*Aim*
Quote, verbatim, all material below, without pictures.

— BEGIN Data —

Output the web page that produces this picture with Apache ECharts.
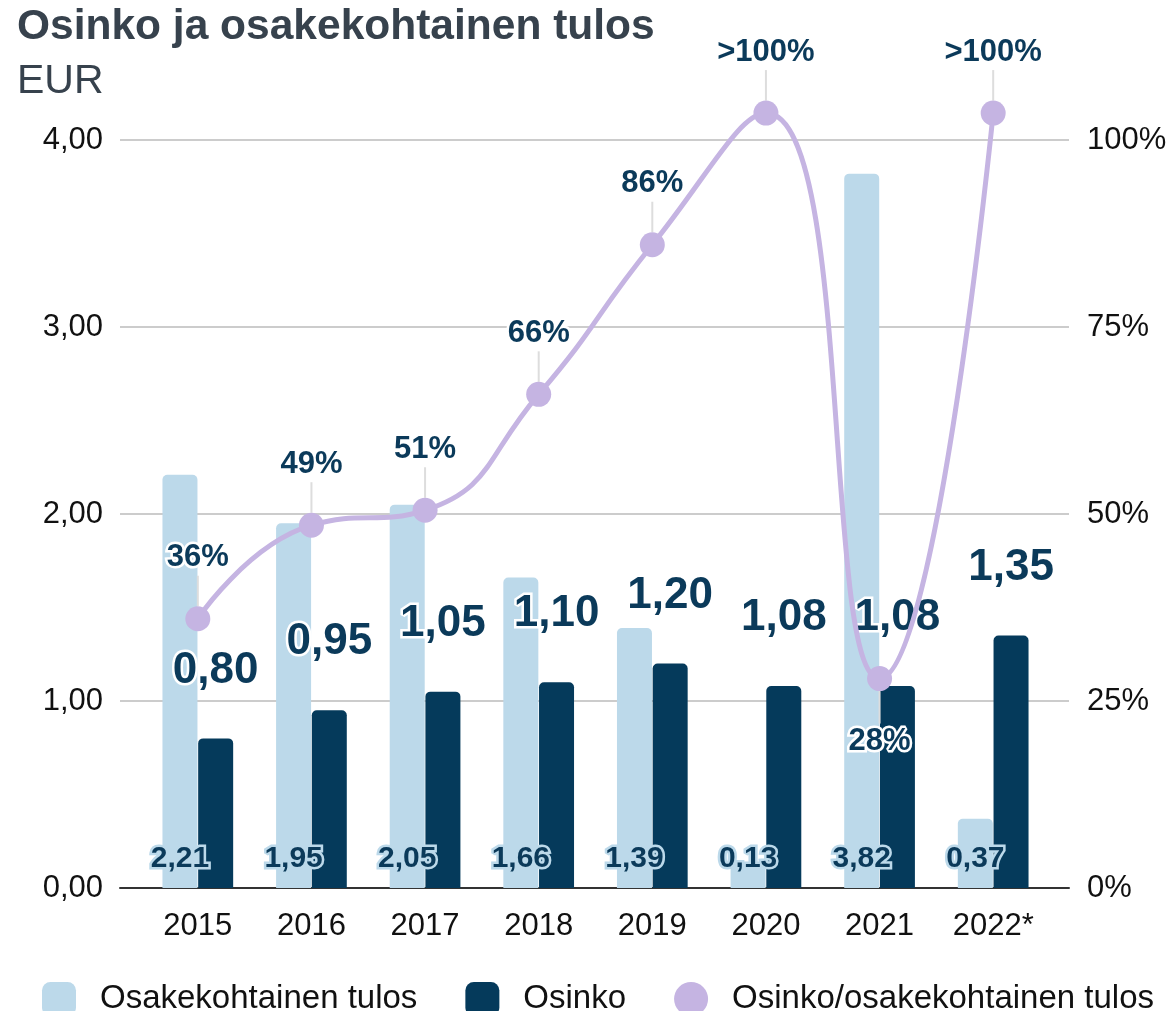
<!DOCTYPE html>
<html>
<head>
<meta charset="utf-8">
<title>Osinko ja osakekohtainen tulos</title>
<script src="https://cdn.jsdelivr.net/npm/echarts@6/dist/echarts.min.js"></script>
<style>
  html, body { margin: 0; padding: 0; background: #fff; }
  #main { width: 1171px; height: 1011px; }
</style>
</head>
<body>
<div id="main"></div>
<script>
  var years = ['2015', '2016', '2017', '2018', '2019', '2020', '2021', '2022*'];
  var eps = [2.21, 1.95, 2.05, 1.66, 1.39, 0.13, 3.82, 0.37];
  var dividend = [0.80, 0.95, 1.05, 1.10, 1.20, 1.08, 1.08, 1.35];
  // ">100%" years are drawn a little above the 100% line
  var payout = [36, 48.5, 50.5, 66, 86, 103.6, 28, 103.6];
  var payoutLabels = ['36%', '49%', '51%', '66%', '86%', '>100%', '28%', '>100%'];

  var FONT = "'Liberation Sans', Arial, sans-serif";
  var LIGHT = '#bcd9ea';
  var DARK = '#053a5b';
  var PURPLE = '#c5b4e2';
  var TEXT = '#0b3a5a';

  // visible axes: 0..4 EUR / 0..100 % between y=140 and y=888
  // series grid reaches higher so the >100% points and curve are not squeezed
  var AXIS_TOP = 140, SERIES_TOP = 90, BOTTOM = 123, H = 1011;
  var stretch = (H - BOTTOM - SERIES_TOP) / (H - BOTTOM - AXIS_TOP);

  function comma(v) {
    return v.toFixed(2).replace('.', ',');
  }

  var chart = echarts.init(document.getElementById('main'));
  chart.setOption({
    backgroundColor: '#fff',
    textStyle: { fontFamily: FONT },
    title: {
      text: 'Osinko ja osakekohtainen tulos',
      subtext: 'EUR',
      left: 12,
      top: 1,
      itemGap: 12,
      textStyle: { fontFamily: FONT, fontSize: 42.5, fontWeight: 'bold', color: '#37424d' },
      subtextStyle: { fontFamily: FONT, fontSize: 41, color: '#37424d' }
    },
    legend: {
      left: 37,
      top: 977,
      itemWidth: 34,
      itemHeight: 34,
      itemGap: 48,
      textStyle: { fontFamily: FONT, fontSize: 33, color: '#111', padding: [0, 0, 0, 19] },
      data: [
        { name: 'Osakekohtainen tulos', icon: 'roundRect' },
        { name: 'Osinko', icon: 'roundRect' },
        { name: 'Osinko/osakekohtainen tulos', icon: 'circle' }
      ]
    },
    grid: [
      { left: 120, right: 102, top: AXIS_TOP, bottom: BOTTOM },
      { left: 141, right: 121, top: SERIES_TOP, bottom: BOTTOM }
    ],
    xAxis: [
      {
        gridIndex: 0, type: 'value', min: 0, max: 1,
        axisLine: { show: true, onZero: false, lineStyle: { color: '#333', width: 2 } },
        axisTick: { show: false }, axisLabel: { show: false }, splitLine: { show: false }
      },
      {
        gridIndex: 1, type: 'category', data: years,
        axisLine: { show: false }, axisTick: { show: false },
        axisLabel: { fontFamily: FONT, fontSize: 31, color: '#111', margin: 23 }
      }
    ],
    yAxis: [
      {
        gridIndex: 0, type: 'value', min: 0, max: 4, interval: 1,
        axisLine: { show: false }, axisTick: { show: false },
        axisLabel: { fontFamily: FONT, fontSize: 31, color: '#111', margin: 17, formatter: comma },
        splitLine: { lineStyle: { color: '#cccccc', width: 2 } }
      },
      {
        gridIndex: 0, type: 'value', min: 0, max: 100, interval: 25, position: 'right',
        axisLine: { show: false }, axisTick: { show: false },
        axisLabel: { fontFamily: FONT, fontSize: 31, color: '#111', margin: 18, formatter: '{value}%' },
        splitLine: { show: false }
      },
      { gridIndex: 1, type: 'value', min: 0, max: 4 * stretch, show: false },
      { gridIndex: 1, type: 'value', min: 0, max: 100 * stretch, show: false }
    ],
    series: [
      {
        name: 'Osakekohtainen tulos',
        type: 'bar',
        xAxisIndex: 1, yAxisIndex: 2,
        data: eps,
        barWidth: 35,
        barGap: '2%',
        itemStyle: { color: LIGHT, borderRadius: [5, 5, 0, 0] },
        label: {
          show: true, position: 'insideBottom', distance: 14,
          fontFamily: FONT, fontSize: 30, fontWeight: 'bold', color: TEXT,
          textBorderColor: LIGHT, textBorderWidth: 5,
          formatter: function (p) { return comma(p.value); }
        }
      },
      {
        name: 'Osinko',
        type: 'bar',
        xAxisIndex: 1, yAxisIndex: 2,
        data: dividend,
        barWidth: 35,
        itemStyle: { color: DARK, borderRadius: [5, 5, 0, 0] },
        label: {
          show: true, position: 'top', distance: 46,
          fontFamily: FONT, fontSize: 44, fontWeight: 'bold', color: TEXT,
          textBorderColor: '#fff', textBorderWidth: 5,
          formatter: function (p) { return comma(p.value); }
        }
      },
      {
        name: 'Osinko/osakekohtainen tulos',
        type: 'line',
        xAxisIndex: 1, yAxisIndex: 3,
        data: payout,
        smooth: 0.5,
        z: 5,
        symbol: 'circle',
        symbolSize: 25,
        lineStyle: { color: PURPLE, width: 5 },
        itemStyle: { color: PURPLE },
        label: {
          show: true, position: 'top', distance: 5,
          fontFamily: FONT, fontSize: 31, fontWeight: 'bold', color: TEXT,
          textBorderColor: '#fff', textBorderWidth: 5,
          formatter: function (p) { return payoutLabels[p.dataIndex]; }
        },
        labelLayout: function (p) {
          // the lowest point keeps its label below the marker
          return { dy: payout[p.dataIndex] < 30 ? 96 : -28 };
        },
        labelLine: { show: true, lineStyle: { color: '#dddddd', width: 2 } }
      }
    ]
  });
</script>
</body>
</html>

— END Data —

*Expected answer*
Output the web page that produces this picture with Apache ECharts.
<!DOCTYPE html>
<html>
<head>
<meta charset="utf-8">
<title>Osinko ja osakekohtainen tulos</title>
<script src="https://cdn.jsdelivr.net/npm/echarts@6/dist/echarts.min.js"></script>
<style>
  html, body { margin: 0; padding: 0; background: #fff; }
  #main { width: 1171px; height: 1011px; }
</style>
</head>
<body>
<div id="main"></div>
<script>
  var years = ['2015', '2016', '2017', '2018', '2019', '2020', '2021', '2022*'];
  var eps = [2.21, 1.95, 2.05, 1.66, 1.39, 0.13, 3.82, 0.37];
  var dividend = [0.80, 0.95, 1.05, 1.10, 1.20, 1.08, 1.08, 1.35];
  // ">100%" years are drawn a little above the 100% line
  var payout = [36, 48.5, 50.5, 66, 86, 103.6, 28, 103.6];
  var payoutLabels = ['36%', '49%', '51%', '66%', '86%', '>100%', '28%', '>100%'];

  var FONT = "'Liberation Sans', Arial, sans-serif";
  var LIGHT = '#bcd9ea';
  var DARK = '#053a5b';
  var PURPLE = '#c5b4e2';
  var TEXT = '#0b3a5a';

  // visible axes: 0..4 EUR / 0..100 % between y=140 and y=888
  // series grid reaches higher so the >100% points and curve are not squeezed
  var AXIS_TOP = 140, SERIES_TOP = 90, BOTTOM = 123, H = 1011;
  var stretch = (H - BOTTOM - SERIES_TOP) / (H - BOTTOM - AXIS_TOP);

  function comma(v) {
    return v.toFixed(2).replace('.', ',');
  }

  var chart = echarts.init(document.getElementById('main'));
  chart.setOption({
    backgroundColor: '#fff',
    textStyle: { fontFamily: FONT },
    title: {
      text: 'Osinko ja osakekohtainen tulos',
      subtext: 'EUR',
      left: 12,
      top: 1,
      itemGap: 12,
      textStyle: { fontFamily: FONT, fontSize: 42.5, fontWeight: 'bold', color: '#37424d' },
      subtextStyle: { fontFamily: FONT, fontSize: 41, color: '#37424d' }
    },
    legend: {
      left: 37,
      top: 977,
      itemWidth: 34,
      itemHeight: 34,
      itemGap: 48,
      textStyle: { fontFamily: FONT, fontSize: 33, color: '#111', padding: [0, 0, 0, 19] },
      data: [
        { name: 'Osakekohtainen tulos', icon: 'roundRect' },
        { name: 'Osinko', icon: 'roundRect' },
        { name: 'Osinko/osakekohtainen tulos', icon: 'circle' }
      ]
    },
    grid: [
      { left: 120, right: 102, top: AXIS_TOP, bottom: BOTTOM },
      { left: 141, right: 121, top: SERIES_TOP, bottom: BOTTOM }
    ],
    xAxis: [
      {
        gridIndex: 0, type: 'value', min: 0, max: 1,
        axisLine: { show: true, onZero: false, lineStyle: { color: '#333', width: 2 } },
        axisTick: { show: false }, axisLabel: { show: false }, splitLine: { show: false }
      },
      {
        gridIndex: 1, type: 'category', data: years,
        axisLine: { show: false }, axisTick: { show: false },
        axisLabel: { fontFamily: FONT, fontSize: 31, color: '#111', margin: 23 }
      }
    ],
    yAxis: [
      {
        gridIndex: 0, type: 'value', min: 0, max: 4, interval: 1,
        axisLine: { show: false }, axisTick: { show: false },
        axisLabel: { fontFamily: FONT, fontSize: 31, color: '#111', margin: 17, formatter: comma },
        splitLine: { lineStyle: { color: '#cccccc', width: 2 } }
      },
      {
        gridIndex: 0, type: 'value', min: 0, max: 100, interval: 25, position: 'right',
        axisLine: { show: false }, axisTick: { show: false },
        axisLabel: { fontFamily: FONT, fontSize: 31, color: '#111', margin: 18, formatter: '{value}%' },
        splitLine: { show: false }
      },
      { gridIndex: 1, type: 'value', min: 0, max: 4 * stretch, show: false },
      { gridIndex: 1, type: 'value', min: 0, max: 100 * stretch, show: false }
    ],
    series: [
      {
        name: 'Osakekohtainen tulos',
        type: 'bar',
        xAxisIndex: 1, yAxisIndex: 2,
        data: eps,
        barWidth: 35,
        barGap: '2%',
        itemStyle: { color: LIGHT, borderRadius: [5, 5, 0, 0] },
        label: {
          show: true, position: 'insideBottom', distance: 14,
          fontFamily: FONT, fontSize: 30, fontWeight: 'bold', color: TEXT,
          textBorderColor: LIGHT, textBorderWidth: 5,
          formatter: function (p) { return comma(p.value); }
        }
      },
      {
        name: 'Osinko',
        type: 'bar',
        xAxisIndex: 1, yAxisIndex: 2,
        data: dividend,
        barWidth: 35,
        itemStyle: { color: DARK, borderRadius: [5, 5, 0, 0] },
        label: {
          show: true, position: 'top', distance: 46,
          fontFamily: FONT, fontSize: 44, fontWeight: 'bold', color: TEXT,
          textBorderColor: '#fff', textBorderWidth: 5,
          formatter: function (p) { return comma(p.value); }
        }
      },
      {
        name: 'Osinko/osakekohtainen tulos',
        type: 'line',
        xAxisIndex: 1, yAxisIndex: 3,
        data: payout,
        smooth: 0.5,
        z: 5,
        symbol: 'circle',
        symbolSize: 25,
        lineStyle: { color: PURPLE, width: 5 },
        itemStyle: { color: PURPLE },
        label: {
          show: true, position: 'top', distance: 5,
          fontFamily: FONT, fontSize: 31, fontWeight: 'bold', color: TEXT,
          textBorderColor: '#fff', textBorderWidth: 5,
          formatter: function (p) { return payoutLabels[p.dataIndex]; }
        },
        labelLayout: function (p) {
          // the lowest point keeps its label below the marker
          return { dy: payout[p.dataIndex] < 30 ? 96 : -28 };
        },
        labelLine: { show: true, lineStyle: { color: '#dddddd', width: 2 } }
      }
    ]
  });
</script>
</body>
</html>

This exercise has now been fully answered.